Since it is easy to evaluate $\int{\sec^2x}$ , integration by parts seems like a viable option.

Let $$I_n=\int{\frac{\sec^2x}{(\sec x+\tan x)^\frac{9}{2}}}$$

$$I_n=\frac{\tan x}{(\sec x+\tan x)^\frac{9}{2}} + \frac{9}{2}\int{\frac{\sec x \tan x}{(\sec x+\tan x)^\frac{9}{2}}dx}$$

Evaluating the new integral again using by parts yields

$$\frac{\sec x}{(\sec x+\tan x)^\frac{9}{2}}+\frac{9}{2}\int{\frac{\sec^2x}{(\sec x+\tan x)^\frac{9}{2}}\,dx}$$

$$=\frac{\sec x}{(\sec x+\tan x)^\frac{9}{2}} + \frac{9}{2} I_n$$

Plugging it back, we obtain $$I_n=\frac{\tan x}{(\sec x+\tan x)^\frac{9}{2}} + \frac{9}{2}\frac{\sec x}{(\sec x+\tan x)^\frac{9}{2}} + \frac{81}{4}I_n $$

$$\frac{-77}{4}I_n=\frac{\tan x}{(\sec x+\tan x)^\frac{9}{2}} + \frac{9}{2}\frac{\sec x}{(\sec x+\tan x)^\frac{9}{2}}$$

This obviously doesn't match with bprp's answer. Help!

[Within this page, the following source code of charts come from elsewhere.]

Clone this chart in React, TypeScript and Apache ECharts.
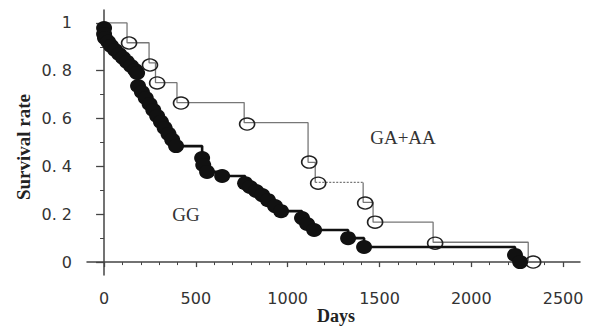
import React, { useEffect, useRef } from "react";
import * as echarts from "echarts";

// GA+AA group: step line (event day, survival after event)
const gaDays = [0, 125, 245, 280, 397, 763, 1111, 1150, 1411, 1465, 1792, 2310];
const gaSurv = [1, 0.917, 0.833, 0.75, 0.667, 0.583, 0.417, 0.333, 0.25, 0.167, 0.083, 0];
// GA+AA open-circle marks
const gaMarkDays = [136, 250, 289, 419, 779, 1117, 1166, 1422, 1476, 1803, 2337];
const gaMarkSurv = [0.916, 0.824, 0.749, 0.665, 0.577, 0.418, 0.33, 0.247, 0.167, 0.079, 0];

// GG group: filled-circle marks (also the step points)
const ggMarkDays = [0, 0, 5, 22, 38, 60, 82, 103, 125, 147, 169, 180, 185, 206, 227, 248, 268, 289, 310, 330, 351, 371, 392, 534, 540, 561, 643, 768, 795, 828, 861, 893, 931, 964, 1078, 1106, 1144, 1329, 1416, 2238, 2266];
const ggMarkSurv = [0.979, 0.954, 0.937, 0.921, 0.904, 0.887, 0.87, 0.854, 0.837, 0.82, 0.803, 0.791, 0.736, 0.711, 0.686, 0.661, 0.636, 0.611, 0.586, 0.561, 0.536, 0.511, 0.485, 0.435, 0.406, 0.377, 0.36, 0.33, 0.314, 0.297, 0.28, 0.259, 0.234, 0.213, 0.184, 0.159, 0.134, 0.1, 0.063, 0.03, 0];

const xMajorTicks = [0, 500, 1000, 1500, 2000, 2500];
const xMinorTicks = [100, 200, 300, 400, 600, 700, 800, 900, 1100, 1200, 1300, 1400, 1600, 1700, 1800, 1900, 2100, 2200, 2300, 2400];
const yMajorTicks = [0, 0.2, 0.4, 0.6, 0.8, 1];
const yMinorTicks = [0.1, 0.3, 0.5, 0.7, 0.9];

const groupLabels = ["GA+AA", "GG"];
const xTitle = "Days";
const yTitle = "Survival rate";

// index where the dotted segment of GA+AA starts
const gaDottedIndex = 7;

export default function App() {
  const ref = useRef<HTMLDivElement>(null);
  useEffect(() => {
    if (!ref.current) return;
    const chart = echarts.init(ref.current, undefined, { renderer: "svg" });

    const gaPts = gaDays.map((d, i) => [d, gaSurv[i]]);
    const gaSolidA = gaPts.slice(0, gaDottedIndex + 1);
    const gaDotted = [gaPts[gaDottedIndex], [gaDays[gaDottedIndex + 1], gaSurv[gaDottedIndex]]];
    const gaSolidB = [[gaDays[gaDottedIndex + 1], gaSurv[gaDottedIndex]], ...gaPts.slice(gaDottedIndex + 1)];
    const gaMarks = gaMarkDays.map((d, i) => [d, gaMarkSurv[i]]);
    const ggLine = [[0, 1], ...ggMarkDays.map((d, i) => [d, ggMarkSurv[i]])];
    const ggMarks = ggMarkDays.map((d, i) => [d, ggMarkSurv[i]]);

    const axisColor = "#444";
    const labelFont = { fontFamily: "DejaVu Sans", fontSize: 16, color: "#333" };

    const gaLineStyle = { color: "#777", width: 1.3 };

    chart.setOption({
      animation: false,
      grid: { left: 87, right: 10, top: 10, bottom: 52 },
      xAxis: [
        {
          type: "value",
          min: -93,
          max: 2592,
          offset: 5,
          position: "bottom",
          splitLine: { show: false },
          axisLine: { show: true, lineStyle: { color: axisColor, width: 1.5 } },
          axisTick: { show: true, customValues: xMajorTicks, length: 5, lineStyle: { color: axisColor, width: 1.3 } },
          axisLabel: { customValues: xMajorTicks, margin: 10, ...labelFont, formatter: (v: number) => String(v) },
        },
        {
          type: "value",
          min: -93,
          max: 2592,
          offset: 5,
          position: "bottom",
          splitLine: { show: false },
          axisLine: { show: false },
          axisTick: { show: true, customValues: xMinorTicks, length: 3, lineStyle: { color: axisColor, width: 1 } },
          axisLabel: { show: false },
        },
      ],
      yAxis: [
        {
          type: "value",
          min: -0.054,
          max: 1.054,
          position: "left",
          splitLine: { show: false },
          axisLine: { show: true, lineStyle: { color: axisColor, width: 1.5 } },
          axisTick: { show: true, customValues: yMajorTicks, length: 8, lineStyle: { color: axisColor, width: 1.3 } },
          axisLabel: {
            customValues: yMajorTicks,
            margin: 15,
            ...labelFont,
            formatter: (v: number) => (v === 0 ? "0" : v === 1 ? "1" : v.toFixed(1).replace(".", ". ")),
          },
        },
        {
          type: "value",
          min: -0.054,
          max: 1.054,
          position: "left",
          splitLine: { show: false },
          axisLine: { show: false },
          axisTick: { show: true, customValues: yMinorTicks, length: 4, lineStyle: { color: axisColor, width: 1 } },
          axisLabel: { show: false },
        },
      ],
      graphic: [
        {
          type: "text",
          x: 23,
          y: 147,
          rotation: Math.PI / 2,
          style: {
            text: yTitle,
            align: "center",
            verticalAlign: "middle",
            font: "bold 19px 'Liberation Serif', 'DejaVu Serif', serif",
            fill: "#222",
          },
        },
        {
          type: "text",
          x: 336,
          y: 316,
          style: {
            text: xTitle,
            align: "center",
            verticalAlign: "middle",
            font: "bold 18px 'Liberation Serif', 'DejaVu Serif', serif",
            fill: "#222",
          },
        },
        {
          type: "text",
          x: 403,
          y: 137,
          style: {
            text: groupLabels[0],
            align: "center",
            verticalAlign: "middle",
            font: "19px 'Liberation Serif', 'DejaVu Serif', serif",
            fill: "#333",
          },
        },
        {
          type: "text",
          x: 186,
          y: 214,
          style: {
            text: groupLabels[1],
            align: "center",
            verticalAlign: "middle",
            font: "19px 'Liberation Serif', 'DejaVu Serif', serif",
            fill: "#333",
          },
        },
      ],
      series: [
        { type: "line", step: "end", data: gaSolidA, showSymbol: false, lineStyle: gaLineStyle, z: 2 },
        { type: "line", data: gaDotted, showSymbol: false, lineStyle: { ...gaLineStyle, type: [2, 1.5] }, z: 2 },
        { type: "line", step: "end", data: gaSolidB, showSymbol: false, lineStyle: gaLineStyle, z: 2 },
        {
          type: "scatter",
          data: gaMarks,
          symbol: "circle",
          symbolSize: [15, 12],
          itemStyle: { color: "rgba(255,255,255,0)", borderColor: "#222", borderWidth: 1.5, opacity: 1 },
          z: 3,
        },
        { type: "line", step: "end", data: ggLine, showSymbol: false, lineStyle: { color: "#111", width: 2.6 }, z: 4 },
        {
          type: "scatter",
          data: ggMarks,
          symbol: "circle",
          symbolSize: [16, 14],
          itemStyle: { color: "#111", opacity: 1 },
          z: 5,
        },
      ],
    });
    return () => chart.dispose();
  }, []);
  return <div ref={ref} style={{ width: 590, height: 327, position: "absolute", left: 0, top: 0 }} />;
}
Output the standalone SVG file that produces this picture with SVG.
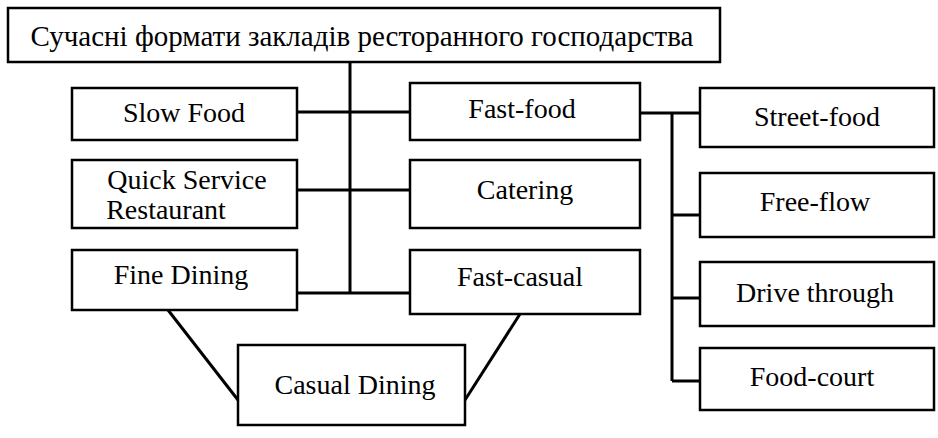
<svg xmlns="http://www.w3.org/2000/svg" width="938" height="438" viewBox="0 0 938 438">
<style>
rect{fill:#fff;stroke:#000;stroke-width:2.5}
text{font-family:"Liberation Serif",serif;font-size:28px;text-anchor:middle;fill:#000}
.c line{stroke:#000;stroke-width:3}
</style>
<rect x="0" y="0" width="938" height="438" style="stroke:none"/>
<g class="c">
<line x1="350" y1="62" x2="350" y2="293"/>
<line x1="297" y1="112" x2="410" y2="112"/>
<line x1="297" y1="190" x2="410" y2="190"/>
<line x1="297" y1="293" x2="410" y2="293"/>
<line x1="168" y1="310" x2="238" y2="400"/>
<line x1="520" y1="314" x2="465" y2="400"/>
<line x1="640" y1="113" x2="700" y2="113"/>
<line x1="672" y1="113" x2="672" y2="381"/>
<line x1="672" y1="215" x2="700" y2="215"/>
<line x1="672" y1="298" x2="700" y2="298"/>
<line x1="672" y1="381" x2="700" y2="381"/>
</g>
<g id="title"><rect x="8" y="8" width="712" height="54"/><text x="362" y="46" style="font-size:29px">Сучасні формати закладів ресторанного господарства</text></g>
<g id="slow"><rect x="72" y="88" width="225" height="52"/><text x="184" y="122">Slow Food</text></g>
<g id="qsr"><rect x="72" y="160" width="225" height="68"/><text x="187" y="189">Quick Service</text><text x="166" y="219">Restaurant</text></g>
<g id="fine"><rect x="72" y="250" width="225" height="60"/><text x="181" y="284">Fine Dining</text></g>
<g id="fastfood"><rect x="410" y="83" width="230" height="57"/><text x="522" y="118">Fast-food</text></g>
<g id="catering"><rect x="410" y="160" width="230" height="68"/><text x="525" y="199">Catering</text></g>
<g id="fastcasual"><rect x="410" y="250" width="230" height="64"/><text x="520" y="286">Fast-casual</text></g>
<g id="casual"><rect x="238" y="345" width="227" height="80"/><text x="355" y="394">Casual Dining</text></g>
<g id="street"><rect x="700" y="88" width="234" height="59"/><text x="817" y="126">Street-food</text></g>
<g id="free"><rect x="700" y="173" width="234" height="64"/><text x="815" y="211">Free-flow</text></g>
<g id="drive"><rect x="700" y="262" width="234" height="64"/><text x="815" y="302">Drive through</text></g>
<g id="court"><rect x="700" y="348" width="234" height="62"/><text x="812" y="386">Food-court</text></g>
</svg>
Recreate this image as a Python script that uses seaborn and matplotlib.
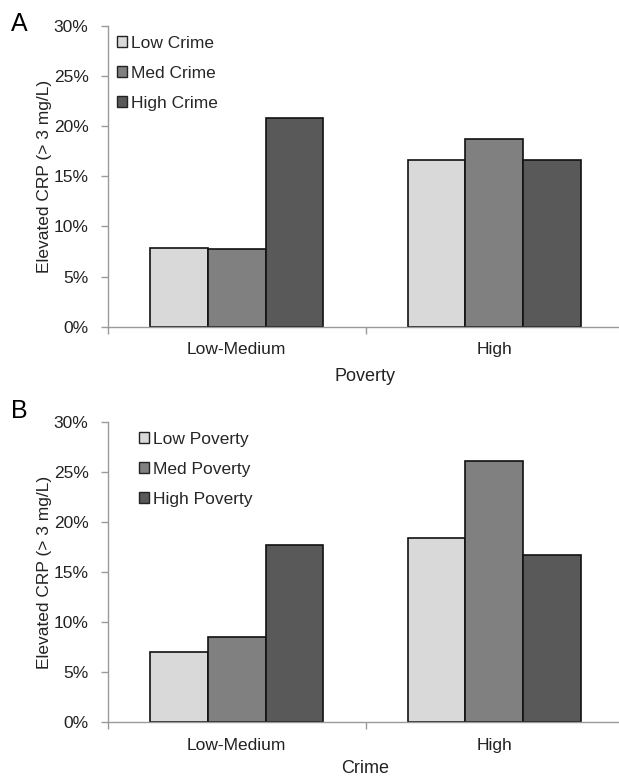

Edit: How do I convert my answer to the answer obtained by him, if mine is correct

Answer 1

$-77I_n=4 \times \frac{\tan x}{(\sec x+\tan x)^\frac{9}{2}} + 18 \times \frac{\sec x}{(\sec x+\tan x)^\frac{9}{2}}$

$-77I_n= 11 \times \frac{\tan x}{(\sec x+\tan x)^\frac{9}{2}} - 7 \times \frac{\tan x}{(\sec x+\tan x)^\frac{9}{2}} + 11 \times \frac{\sec x}{(\sec x+\tan x)^\frac{9}{2}} + 7 \times \frac{\sec x}{(\sec x+\tan x)^\frac{9}{2}}$

$-77I_n= 11 \times \frac{\sec x+\tan x}{(\sec x+\tan x)^\frac{9}{2}} + 7 \times \frac{\sec x - \tan x}{(\sec x+\tan x)^\frac{9}{2}}$

First part is straightforward. The second part can be simplified multiplying both numerator and denominator by $(\sec x+\tan x)$. We know, $(\sec x+\tan x) (\sec x-\tan x) = 1$.

You can take it from here.

Answer 2

You missed a simplification after second step:

$$I=\frac{\tan x}{(\sec x+\tan x)}\frac{9}{2}+\frac{9}{2}\int \frac{\sec x \tan x}{(\sec x+\tan x)^{\frac92}}dx$$

Now, take the original expression for $I$

$$ I = \int \frac{\sec^2 x}{(\sec x + \tan x)^{\frac92}}$$

Add this $ \frac{9}{2} $ times this to previous expression

$$ \frac{11}{2} I = \frac{\tan x}{(\sec x+\tan x)}\frac{9}{2}+\frac{9}{2}\int \frac{\sec x \tan x + \sec^2 x}{(\sec x+\tan x)^{\frac92}}dx$$

Consider the second integral:

$$ J = \int \frac{\sec x \tan x + \sec^2 x}{(\sec x+\tan x)^{\frac92}}dx$$ Substitute $ \sec x + \tan x = t$

$$ J = \int t^{-\frac92} dt$$

Done!